From the records below, print only the part that opens with the line containing "Emit a Python" and closes with the line containing "plt.rcParams['font.family'] = ['Liberation"; omit the pictures.

───── Records supplied ─────

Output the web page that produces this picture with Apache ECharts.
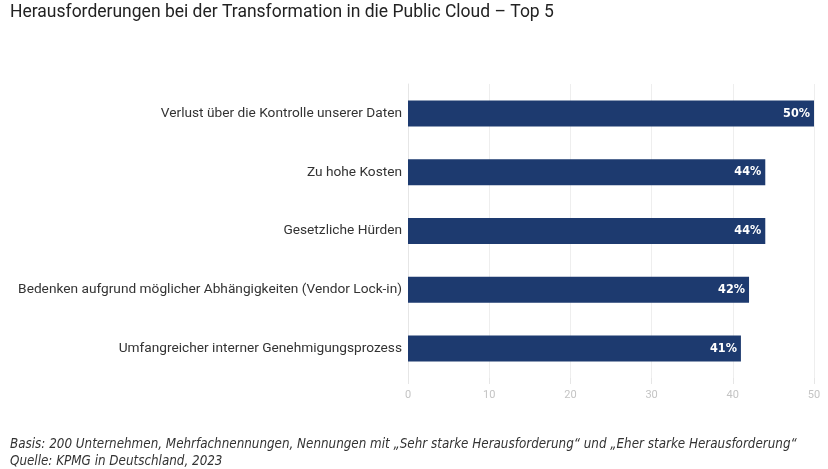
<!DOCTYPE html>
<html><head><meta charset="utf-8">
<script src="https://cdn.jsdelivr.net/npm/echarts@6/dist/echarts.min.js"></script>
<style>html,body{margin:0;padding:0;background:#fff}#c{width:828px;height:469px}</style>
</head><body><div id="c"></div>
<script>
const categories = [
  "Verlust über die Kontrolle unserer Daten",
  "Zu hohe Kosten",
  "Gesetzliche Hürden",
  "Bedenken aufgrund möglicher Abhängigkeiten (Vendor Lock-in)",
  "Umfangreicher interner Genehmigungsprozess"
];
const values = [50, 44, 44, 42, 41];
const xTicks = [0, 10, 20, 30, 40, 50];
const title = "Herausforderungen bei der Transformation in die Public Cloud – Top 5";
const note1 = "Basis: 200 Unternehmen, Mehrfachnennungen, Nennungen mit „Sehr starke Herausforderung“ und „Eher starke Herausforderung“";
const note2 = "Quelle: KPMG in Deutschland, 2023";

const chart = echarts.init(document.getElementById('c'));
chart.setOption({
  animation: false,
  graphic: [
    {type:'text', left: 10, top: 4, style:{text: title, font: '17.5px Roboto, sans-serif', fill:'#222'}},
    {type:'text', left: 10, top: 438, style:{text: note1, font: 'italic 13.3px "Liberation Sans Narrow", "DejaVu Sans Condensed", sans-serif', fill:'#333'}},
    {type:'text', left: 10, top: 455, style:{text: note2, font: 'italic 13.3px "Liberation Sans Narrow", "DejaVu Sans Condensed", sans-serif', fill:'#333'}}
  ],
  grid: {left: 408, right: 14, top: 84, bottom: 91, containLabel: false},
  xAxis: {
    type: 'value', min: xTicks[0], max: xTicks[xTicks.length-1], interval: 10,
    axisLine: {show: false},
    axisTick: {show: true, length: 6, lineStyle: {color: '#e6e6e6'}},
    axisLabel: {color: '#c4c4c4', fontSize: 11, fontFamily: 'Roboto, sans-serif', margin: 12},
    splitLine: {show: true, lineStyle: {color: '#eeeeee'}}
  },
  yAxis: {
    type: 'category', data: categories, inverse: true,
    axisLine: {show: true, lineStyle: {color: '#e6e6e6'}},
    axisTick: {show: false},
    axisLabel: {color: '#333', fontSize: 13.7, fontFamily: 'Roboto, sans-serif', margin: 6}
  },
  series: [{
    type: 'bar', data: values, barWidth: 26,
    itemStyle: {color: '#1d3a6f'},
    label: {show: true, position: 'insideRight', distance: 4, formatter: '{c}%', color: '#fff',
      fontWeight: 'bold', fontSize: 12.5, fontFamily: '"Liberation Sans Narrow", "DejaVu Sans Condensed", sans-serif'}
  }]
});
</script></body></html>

─────
───── Records supplied ─────

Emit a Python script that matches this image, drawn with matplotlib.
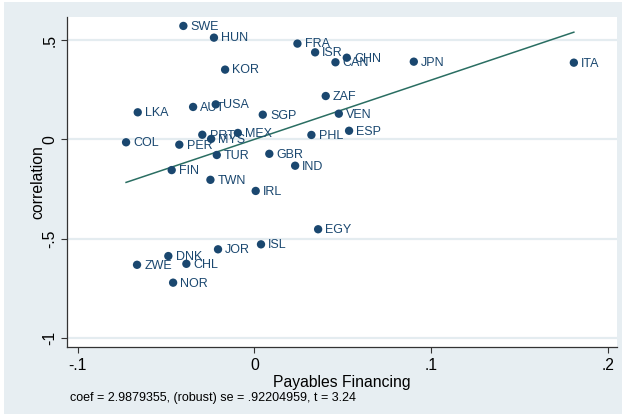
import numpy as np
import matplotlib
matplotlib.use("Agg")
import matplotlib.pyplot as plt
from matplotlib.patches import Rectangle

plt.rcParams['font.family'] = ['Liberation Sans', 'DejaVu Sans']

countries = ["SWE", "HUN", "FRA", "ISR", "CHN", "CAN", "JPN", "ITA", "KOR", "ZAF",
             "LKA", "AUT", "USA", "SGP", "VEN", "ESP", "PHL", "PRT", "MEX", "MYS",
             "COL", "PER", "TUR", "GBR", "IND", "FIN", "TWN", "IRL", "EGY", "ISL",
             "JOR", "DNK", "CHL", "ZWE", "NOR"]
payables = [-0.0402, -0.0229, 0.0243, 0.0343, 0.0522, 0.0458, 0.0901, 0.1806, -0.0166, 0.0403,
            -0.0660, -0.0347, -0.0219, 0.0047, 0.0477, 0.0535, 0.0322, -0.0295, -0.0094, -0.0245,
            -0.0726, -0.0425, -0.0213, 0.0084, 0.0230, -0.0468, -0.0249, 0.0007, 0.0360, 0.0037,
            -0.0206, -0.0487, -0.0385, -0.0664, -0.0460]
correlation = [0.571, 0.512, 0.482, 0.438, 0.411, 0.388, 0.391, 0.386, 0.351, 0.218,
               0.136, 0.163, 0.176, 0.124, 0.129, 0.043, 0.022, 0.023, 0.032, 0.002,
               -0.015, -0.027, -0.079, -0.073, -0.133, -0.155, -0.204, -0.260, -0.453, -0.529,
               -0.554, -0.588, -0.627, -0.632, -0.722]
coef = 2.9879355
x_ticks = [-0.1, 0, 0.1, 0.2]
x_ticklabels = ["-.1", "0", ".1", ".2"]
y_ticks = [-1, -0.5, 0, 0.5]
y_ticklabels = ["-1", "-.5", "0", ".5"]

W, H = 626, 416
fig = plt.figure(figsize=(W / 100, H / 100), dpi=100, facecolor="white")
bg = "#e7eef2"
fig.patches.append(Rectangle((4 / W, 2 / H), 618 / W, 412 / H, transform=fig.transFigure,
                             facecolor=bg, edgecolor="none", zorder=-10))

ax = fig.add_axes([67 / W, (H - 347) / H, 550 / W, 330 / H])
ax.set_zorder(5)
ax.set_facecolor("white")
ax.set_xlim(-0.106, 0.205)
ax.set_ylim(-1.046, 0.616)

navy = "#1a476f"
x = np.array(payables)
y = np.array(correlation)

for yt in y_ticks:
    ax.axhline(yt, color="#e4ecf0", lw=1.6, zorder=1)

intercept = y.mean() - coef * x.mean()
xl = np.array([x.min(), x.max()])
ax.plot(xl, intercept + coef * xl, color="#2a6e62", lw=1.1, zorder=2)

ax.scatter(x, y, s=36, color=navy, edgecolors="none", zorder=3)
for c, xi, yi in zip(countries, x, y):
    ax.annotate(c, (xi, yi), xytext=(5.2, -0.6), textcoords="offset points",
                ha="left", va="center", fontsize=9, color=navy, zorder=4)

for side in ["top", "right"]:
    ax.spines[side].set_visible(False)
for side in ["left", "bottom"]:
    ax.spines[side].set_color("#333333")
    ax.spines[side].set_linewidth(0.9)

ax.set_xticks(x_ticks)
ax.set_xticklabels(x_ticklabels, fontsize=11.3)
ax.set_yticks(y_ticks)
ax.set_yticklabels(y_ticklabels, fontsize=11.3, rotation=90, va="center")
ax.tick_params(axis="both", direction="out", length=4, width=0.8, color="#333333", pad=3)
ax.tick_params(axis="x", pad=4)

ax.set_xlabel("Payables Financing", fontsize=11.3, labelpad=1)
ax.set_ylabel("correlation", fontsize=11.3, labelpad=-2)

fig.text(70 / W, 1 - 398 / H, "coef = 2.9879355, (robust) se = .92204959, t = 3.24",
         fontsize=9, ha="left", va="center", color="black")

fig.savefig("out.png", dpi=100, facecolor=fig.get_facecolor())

─────

▸ Solution to the exercise:
Emit a Python script that matches this image, drawn with matplotlib.
import numpy as np
import matplotlib
matplotlib.use("Agg")
import matplotlib.pyplot as plt
from matplotlib.patches import Rectangle

plt.rcParams['font.family'] = ['Liberation Sans', 'DejaVu Sans']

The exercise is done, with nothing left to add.